▶ _Supplied material_
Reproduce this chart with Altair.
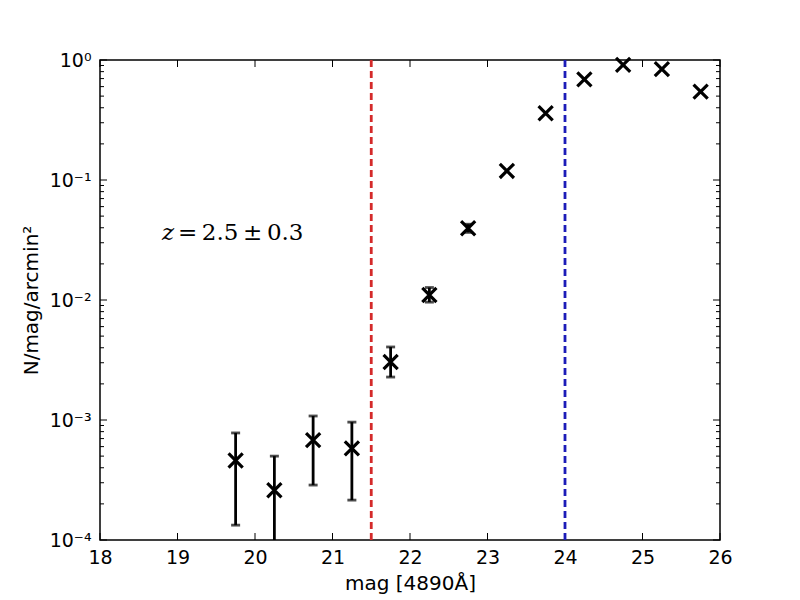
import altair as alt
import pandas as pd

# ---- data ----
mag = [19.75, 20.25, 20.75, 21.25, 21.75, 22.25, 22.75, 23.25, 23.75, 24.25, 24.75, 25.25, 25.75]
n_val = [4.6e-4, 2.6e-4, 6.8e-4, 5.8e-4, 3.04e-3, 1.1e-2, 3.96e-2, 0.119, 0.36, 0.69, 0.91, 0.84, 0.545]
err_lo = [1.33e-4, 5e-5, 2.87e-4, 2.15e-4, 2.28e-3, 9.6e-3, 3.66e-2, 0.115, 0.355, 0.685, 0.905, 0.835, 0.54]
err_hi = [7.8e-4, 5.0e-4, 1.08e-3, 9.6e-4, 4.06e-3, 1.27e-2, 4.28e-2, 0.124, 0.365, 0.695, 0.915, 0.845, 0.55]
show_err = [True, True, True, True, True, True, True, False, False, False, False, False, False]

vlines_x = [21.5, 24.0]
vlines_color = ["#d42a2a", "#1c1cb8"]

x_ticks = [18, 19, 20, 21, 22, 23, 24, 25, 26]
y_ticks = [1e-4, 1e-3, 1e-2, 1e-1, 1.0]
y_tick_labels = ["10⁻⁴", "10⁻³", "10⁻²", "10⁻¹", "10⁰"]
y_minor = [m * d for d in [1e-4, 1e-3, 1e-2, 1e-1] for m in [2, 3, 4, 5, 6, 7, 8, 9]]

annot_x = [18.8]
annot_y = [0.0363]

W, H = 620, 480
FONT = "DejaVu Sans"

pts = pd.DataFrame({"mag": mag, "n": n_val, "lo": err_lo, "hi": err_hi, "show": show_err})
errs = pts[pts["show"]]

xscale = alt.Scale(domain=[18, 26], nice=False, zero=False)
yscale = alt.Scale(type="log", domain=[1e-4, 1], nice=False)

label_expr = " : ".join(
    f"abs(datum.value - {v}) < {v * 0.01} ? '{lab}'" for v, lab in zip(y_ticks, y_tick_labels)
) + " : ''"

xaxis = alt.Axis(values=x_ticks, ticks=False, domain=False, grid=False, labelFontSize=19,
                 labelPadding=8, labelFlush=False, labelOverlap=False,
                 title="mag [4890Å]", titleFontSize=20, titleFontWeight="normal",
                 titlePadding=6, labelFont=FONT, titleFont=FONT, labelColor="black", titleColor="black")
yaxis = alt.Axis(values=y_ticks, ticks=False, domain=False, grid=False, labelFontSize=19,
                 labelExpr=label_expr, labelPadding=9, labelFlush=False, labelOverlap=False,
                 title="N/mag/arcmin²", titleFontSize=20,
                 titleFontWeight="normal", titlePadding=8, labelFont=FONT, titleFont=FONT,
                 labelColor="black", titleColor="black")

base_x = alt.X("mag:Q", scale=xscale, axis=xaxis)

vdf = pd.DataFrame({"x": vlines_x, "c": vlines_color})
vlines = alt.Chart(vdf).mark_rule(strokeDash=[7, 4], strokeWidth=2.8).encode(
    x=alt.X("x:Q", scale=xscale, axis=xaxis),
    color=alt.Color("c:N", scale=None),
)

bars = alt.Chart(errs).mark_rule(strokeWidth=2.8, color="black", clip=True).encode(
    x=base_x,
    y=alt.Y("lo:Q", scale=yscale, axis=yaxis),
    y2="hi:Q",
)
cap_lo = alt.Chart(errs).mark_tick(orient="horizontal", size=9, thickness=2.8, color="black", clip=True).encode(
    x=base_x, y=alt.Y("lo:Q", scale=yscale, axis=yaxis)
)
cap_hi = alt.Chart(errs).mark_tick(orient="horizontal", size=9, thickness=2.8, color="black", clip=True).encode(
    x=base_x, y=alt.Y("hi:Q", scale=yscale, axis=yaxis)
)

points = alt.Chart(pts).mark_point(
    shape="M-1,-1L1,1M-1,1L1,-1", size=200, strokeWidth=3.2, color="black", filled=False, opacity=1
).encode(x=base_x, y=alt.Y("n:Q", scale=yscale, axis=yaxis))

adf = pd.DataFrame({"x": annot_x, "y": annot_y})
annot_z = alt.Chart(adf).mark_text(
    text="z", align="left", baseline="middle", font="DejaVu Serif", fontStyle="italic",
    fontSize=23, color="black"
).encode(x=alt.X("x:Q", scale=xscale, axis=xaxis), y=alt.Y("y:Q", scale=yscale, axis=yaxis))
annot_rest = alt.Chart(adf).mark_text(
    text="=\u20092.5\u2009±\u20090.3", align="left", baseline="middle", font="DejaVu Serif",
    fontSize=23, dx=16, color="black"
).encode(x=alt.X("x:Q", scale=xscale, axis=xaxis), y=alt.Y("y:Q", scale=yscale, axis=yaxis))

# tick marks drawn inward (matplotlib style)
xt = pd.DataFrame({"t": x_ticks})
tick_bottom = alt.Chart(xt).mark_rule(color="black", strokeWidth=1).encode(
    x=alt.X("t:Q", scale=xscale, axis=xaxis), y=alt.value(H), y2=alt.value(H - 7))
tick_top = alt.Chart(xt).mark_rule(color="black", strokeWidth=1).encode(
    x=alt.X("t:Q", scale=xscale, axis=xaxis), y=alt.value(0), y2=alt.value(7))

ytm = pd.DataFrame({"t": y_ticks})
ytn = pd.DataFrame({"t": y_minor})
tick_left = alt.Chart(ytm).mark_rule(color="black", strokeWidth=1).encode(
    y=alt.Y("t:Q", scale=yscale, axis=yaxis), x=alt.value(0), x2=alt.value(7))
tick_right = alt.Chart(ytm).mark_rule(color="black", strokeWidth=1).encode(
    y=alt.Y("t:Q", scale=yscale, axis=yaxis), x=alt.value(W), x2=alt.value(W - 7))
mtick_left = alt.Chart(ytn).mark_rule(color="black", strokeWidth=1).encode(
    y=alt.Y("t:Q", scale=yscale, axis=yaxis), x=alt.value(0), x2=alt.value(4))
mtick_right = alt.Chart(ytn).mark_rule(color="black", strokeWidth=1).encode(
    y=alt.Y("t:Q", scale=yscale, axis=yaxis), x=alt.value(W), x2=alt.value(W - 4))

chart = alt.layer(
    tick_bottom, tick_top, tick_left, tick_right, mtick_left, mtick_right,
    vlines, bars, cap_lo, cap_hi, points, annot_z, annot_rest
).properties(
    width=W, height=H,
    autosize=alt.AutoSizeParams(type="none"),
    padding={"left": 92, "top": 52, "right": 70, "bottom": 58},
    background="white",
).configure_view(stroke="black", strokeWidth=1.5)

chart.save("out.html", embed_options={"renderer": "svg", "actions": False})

▶ _Directions for this task_
Leave out any pictures, please, and quote only the lines from the top of the data through the line that contains "import pandas as pd".

▶ _Answer to this problem_
Reproduce this chart with Altair.
import altair as alt
import pandas as pd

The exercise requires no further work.